We usually skim reviews before buying or downloading apps from the App Store™, but getting an accurate story is difficult to impossible. Many app makers manipulate their reviews and ratings in one way or another — they bribe users, purchase positive reviews, or use subtler tactics. How do you really know which reviews are genuine vs. ones you should ignore?
In our efforts to offload this labor to apprecs.com, we've analyzed millions of reviews and developed a classification scheme.
At the top tier are the most trustworthy, and at the bottom are the least. Let's start with the ones we consider to be generally untrustworthy, pictured in red.
Aggressively Requested. These are reviews that result from the app excessively nagging the user for positive reviews. Users will often post a review to get the app to stop hounding them and leave them alone. Such a practice becomes obvious when the reviewer points it out, though a high frequency of very short reviews can also be a clue.
Filtered / Cherry-Picked. At the next level are filtered reviews. For such reviews, the app asks for users' opinions and then asks only those users that responded positively to post reviews. The other users — those who expressed negative opinions — are not asked for reviews. This system serves to cherry-pick reviews and skew the app's overall rating in a positive direction.
Network-Sourced. Below that level dwell the reviews from a network of some sort. This could be the app developer's personal network of friends and family. It could be an online community where the developer has requested reviews to boost the app's ranking. Or it could be a review exchange network, providing tit-for-tat reviews ("I'll rate yours if you rate mine"). On the surface, such reviews can be virtually indistinguishable from organic reviews, but many can be detected by looking for similar review patterns across multiple reviewers.
Reward-Driven. One level down lie the incentivized reviews. These are the ones where the app users expect to receive rewards of some sort for posting their reviews. Apps may promise to unlock a feature, dole out free coins or gems, or give some other bonus. You're not exactly given cash to post a review, but you're given something else of value, and you might have otherwise have had to spend money to get it.
Paid. Way down at the bottom, in the bowels of review purgatory, are the paid reviews. Be they from a review mill in China or from, say, a fiverr freelancer, they're driven by a pure cash motive, most certainly not a selfless desire to spread truth.
Apple's policy dictates that developers not attempt to manipulate reviews, but it's clear that that's often not the case.
The most trustworthy reviews are the ones that users write spontaneously, without any incentive ("organic" reviews). Unfortunately, they can be very hard for apps to acquire, and reviews or the lack thereof can make or break an app.

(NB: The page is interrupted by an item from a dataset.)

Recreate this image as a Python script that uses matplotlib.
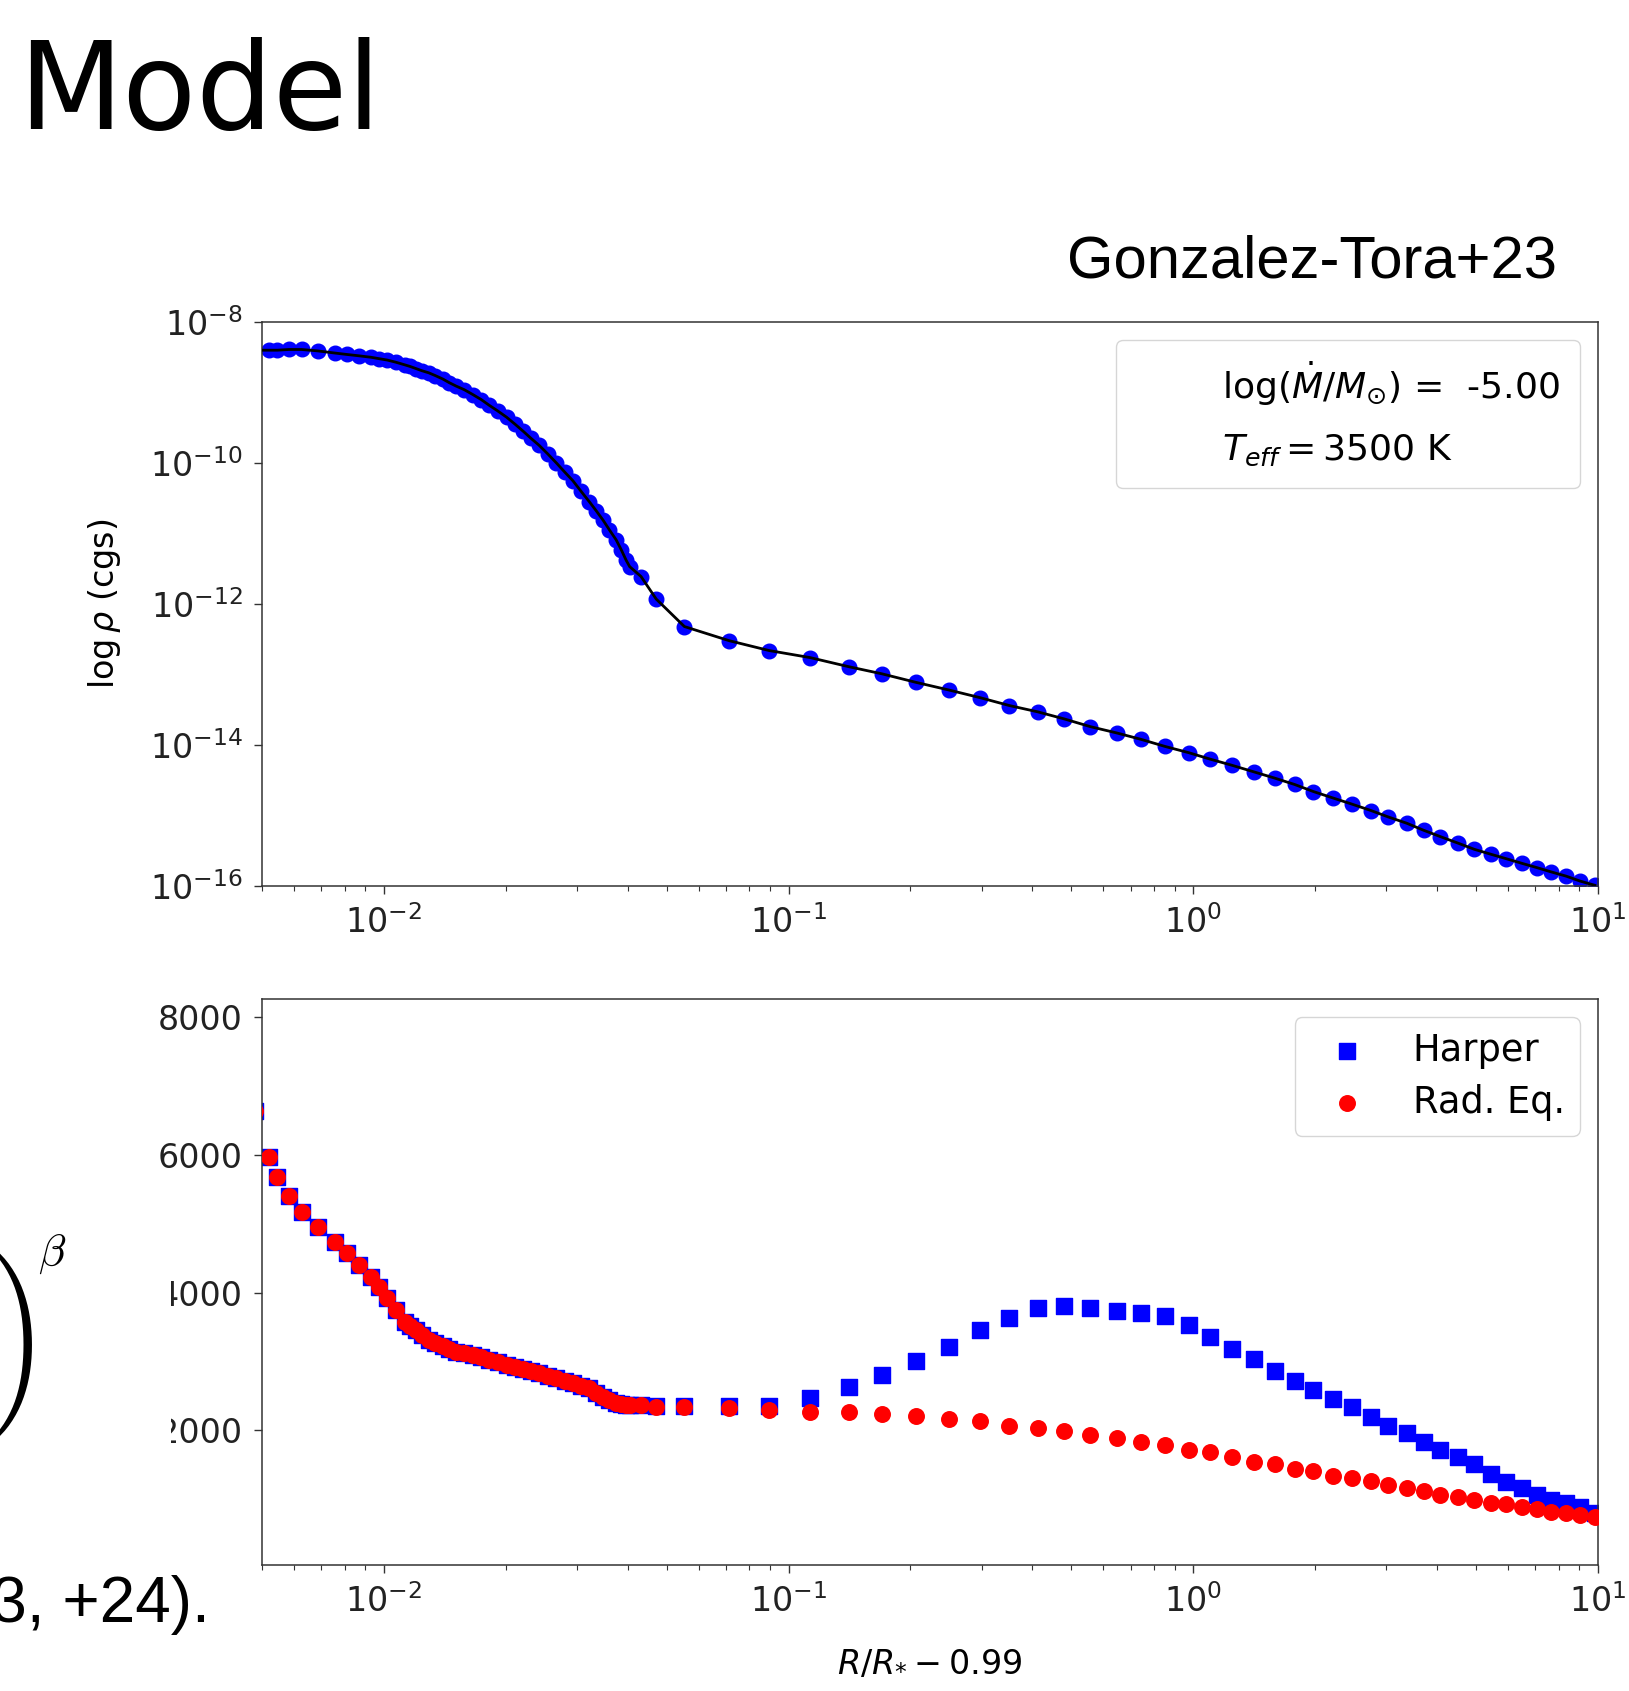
import matplotlib
matplotlib.use("Agg")
import numpy as np
import matplotlib.pyplot as plt
from matplotlib.lines import Line2D
from matplotlib.patches import Rectangle
from matplotlib.ticker import LogLocator, NullLocator, NullFormatter, FixedLocator

# R/R* - 0.99 grid (dense inner part, then the sparser wind points)
r_inner = [0.0048, 0.0052, 0.00546, 0.00583, 0.00626, 0.00687, 0.00756, 0.00809, 0.00869, 0.00929,
           0.00973, 0.0102, 0.0107, 0.0113, 0.0116, 0.0120, 0.0124, 0.0129, 0.0134, 0.0140,
           0.0145, 0.0151, 0.0158, 0.0166, 0.0174, 0.0182, 0.0191, 0.0201, 0.0211, 0.0221,
           0.0231, 0.0242, 0.0254, 0.0267, 0.0280, 0.0293, 0.0307, 0.0322, 0.0335, 0.0348,
           0.0361, 0.0375, 0.0386, 0.0397, 0.0405]
r_outer = [0.0432, 0.0471, 0.0553, 0.0713, 0.0895, 0.113, 0.141, 0.170, 0.206, 0.249,
           0.298, 0.351, 0.413, 0.480, 0.557, 0.648, 0.743, 0.851, 0.976, 1.10,
           1.25, 1.41, 1.59, 1.78, 1.98, 2.21, 2.47, 2.75, 3.03, 3.37,
           3.71, 4.08, 4.50, 4.95, 5.44, 5.91, 6.50, 7.07, 7.66, 8.34,
           9.03, 9.82]

# log10 density (cgs)
log_rho_inner = [-8.40, -8.40, -8.40, -8.39, -8.39, -8.41, -8.44, -8.46, -8.48, -8.50,
                 -8.52, -8.54, -8.57, -8.61, -8.63, -8.66, -8.69, -8.72, -8.76, -8.81,
                 -8.86, -8.91, -8.96, -9.03, -9.10, -9.18, -9.26, -9.35, -9.45, -9.55,
                 -9.65, -9.75, -9.87, -10.00, -10.13, -10.25, -10.40, -10.55, -10.68, -10.81,
                 -10.95, -11.09, -11.23, -11.38, -11.47]
log_rho_outer = [-11.61, -11.93, -12.32, -12.52, -12.66, -12.76, -12.89, -12.99, -13.11, -13.22,
                 -13.33, -13.44, -13.53, -13.63, -13.74, -13.83, -13.92, -14.02, -14.11, -14.20,
                 -14.29, -14.38, -14.47, -14.56, -14.66, -14.75, -14.84, -14.93, -15.02, -15.11,
                 -15.21, -15.30, -15.39, -15.48, -15.55, -15.61, -15.68, -15.74, -15.80, -15.86,
                 -15.93, -15.99]

# temperature (K); inner part is shared by both models
t_inner = [6640, 5967, 5685, 5409, 5168, 4959, 4741, 4572, 4402, 4233,
           4088, 3919, 3749, 3579, 3520, 3458, 3390, 3313, 3270, 3226,
           3185, 3143, 3120, 3095, 3060, 3023, 2987, 2950, 2918, 2887,
           2858, 2829, 2793, 2757, 2720, 2684, 2648, 2611, 2550, 2490,
           2445, 2402, 2385, 2369, 2369]
t_harper_outer = [2369, 2355, 2355, 2355, 2355, 2466, 2626, 2800, 3008, 3216,
                  3458, 3637, 3773, 3807, 3773, 3734, 3701, 3666, 3531, 3352,
                  3178, 3037, 2867, 2722, 2587, 2452, 2344, 2199, 2064, 1958,
                  1827, 1715, 1618, 1512, 1367, 1255, 1159, 1062, 990, 941,
                  883, 805]
t_radeq_outer = [2369, 2340, 2345, 2320, 2300, 2272, 2272, 2238, 2209, 2170,
                 2137, 2068, 2035, 1996, 1929, 1894, 1827, 1788, 1715, 1686,
                 1618, 1546, 1512, 1444, 1406, 1342, 1304, 1265, 1203, 1168,
                 1124, 1062, 1028, 990, 951, 927, 883, 854, 819, 796,
                 771, 738]

r = np.array(r_inner + r_outer)
rho = np.power(10.0, log_rho_inner + log_rho_outer)
t_harper = np.array(t_inner + t_harper_outer)
t_radeq = np.array(t_inner + t_radeq_outer)

W, H = 1629, 1691
fig = plt.figure(figsize=(W / 100, H / 100), dpi=100)


def fx(px):
    return px / W


def fy(py):
    return 1 - py / H


ax1 = fig.add_axes([fx(262), fy(886), fx(1598) - fx(262), fy(322) - fy(886)])
ax2 = fig.add_axes([fx(262), fy(1565), fx(1598) - fx(262), fy(999) - fy(1565)])

# top: density
ax1.plot(r, rho, "o", color="blue", ms=10.5, zorder=2)
ax1.plot(r, rho, "-", color="black", lw=2.0, zorder=3)
ax1.set_xscale("log")
ax1.set_yscale("log")
ax1.set_ylim(1e-16, 1e-8)
ax1.yaxis.set_major_locator(FixedLocator([1e-16, 1e-14, 1e-12, 1e-10, 1e-8]))
ax1.yaxis.set_minor_locator(NullLocator())
ax1.set_ylabel(r"$\log\rho$ (cgs)", fontsize=24)
ax1.yaxis.set_label_coords(-0.104, 0.5)

leg_handles = [Line2D([], [], ls="none"), Line2D([], [], ls="none")]
leg_labels = [r"log($\dot{M}/M_{\odot}$) =  -5.00", r"$T_{eff} = $3500 K"]
ax1.legend(leg_handles, leg_labels, loc="upper right", fontsize=26,
           labelspacing=0.68, borderpad=0.55, handlelength=1.6)

# bottom: temperature
ax2.scatter(r, t_harper, marker="s", color="blue", s=133, label="Harper", zorder=2)
ax2.scatter(r, t_radeq, marker="o", color="red", s=125, label="Rad. Eq.", zorder=3)
ax2.set_xscale("log")
ax2.set_ylim(46, 8266)
ax2.set_yticks([2000, 4000, 6000, 8000])
ax2.set_xlabel(r"$R/R_{*} - 0.99$", fontsize=24)
ax2.xaxis.set_label_coords(0.5, -0.143)
ax2.legend(loc="upper right", fontsize=26.5, labelspacing=0.4)

for ax in (ax1, ax2):
    ax.set_xlim(0.005, 10)
    ax.xaxis.set_major_locator(LogLocator(base=10, numticks=10))
    ax.xaxis.set_minor_locator(LogLocator(base=10, subs=np.arange(2, 10), numticks=20))
    ax.xaxis.set_minor_formatter(NullFormatter())
    ax.tick_params(which="major", length=6, width=1.0, pad=8, labelsize=24,
                   color="#333333", labelcolor="#222222")
    ax.tick_params(which="minor", length=3.5, width=0.8, color="#333333")
    for s in ax.spines.values():
        s.set_linewidth(1.1)
        s.set_color("#333333")

# slide text around the figure
fig.text(fx(18), fy(129), "Model", fontsize=87, family="DejaVu Sans", va="baseline")
fig.text(fx(1067), fy(277), "Gonzalez-Tora+23", fontsize=43, family="Liberation Sans",
         va="baseline")

# white text box of the slide, lying over the left edge of the lower panel
fig.add_artist(Rectangle((0, 0), fx(171), fy(1215), transform=fig.transFigure,
                         facecolor="white", edgecolor="none", zorder=5))
fig.text(fx(34), fy(1345), r"$\left(1-\dfrac{R_*}{r}\right)$", fontsize=84,
         math_fontfamily="cm", ha="right", va="center", zorder=6)
fig.text(fx(52), fy(1254), r"$\beta$", fontsize=32, math_fontfamily="cm",
         ha="center", va="center", zorder=6)
fig.text(fx(210), fy(1622), "Gonzalez-Tora+23, +24).", fontsize=46, family="Liberation Sans",
         ha="right", va="baseline", zorder=6)

fig.savefig("out.png", dpi=100)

To cope with this, apps often employ an occasional request for an objective review. Though reviews triggered that way might not be quite as unbiased as spontaneous ones, this practice appears to be allowed within the App store, and it can serve to counteract the phenomenon where users with negative feelings are more vocal than others.
Reviews are vital to an app's success, and it's very difficult for honest app developers to gain a foothold in the app market when they must compete with other app developers that violate that 3.10 guideline. Furthermore, biased reviews make it difficult for users to discover the absolute best apps.